Look at that texture and try to convince yourself it doesn’t appear as though a shaved ice machine must have overflowed.

Even though there are a lot of places where the ground has become fully exposed, there still remain significant areas in the woods where the depth of snow is almost to my knees. Imagine what it’s like when you step in snow-cone shaved ice that is deeper than the top of your boot.

Yeah, like that.

Out by the road, there was a clear delineation where the edge of winter’s glacier was receding.

Our local forecast is teasing a chance for 60°(F) over the coming weekend. That will be a pleasant “welcome home” for Cyndie, who is currently in Florida with Elysa for a short visit with Fred and Marie. A warm weekend here will be like a cool night down there.

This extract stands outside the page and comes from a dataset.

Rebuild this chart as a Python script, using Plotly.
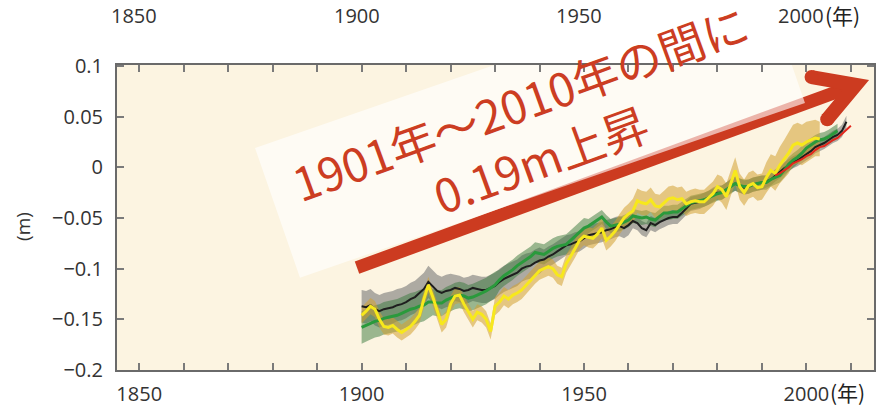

I’m back to entertaining the pooch non-stop from the moment I walk in the door after work until I put her to bed in her crate. She was insufferably persistent in begging for attention last night, only the first day without her mamma around. Lucky for Delilah, that sweet face is pretty irresistible.

She won several full-body massages and multiple exploratory expeditions around the grounds. My writing is slowed significantly when typing with one hand while the other is fending off her insistent snout pleading for interaction.

I’m clinging to the evidence supporting how much emotional benefit there is from having the companionship of a dog.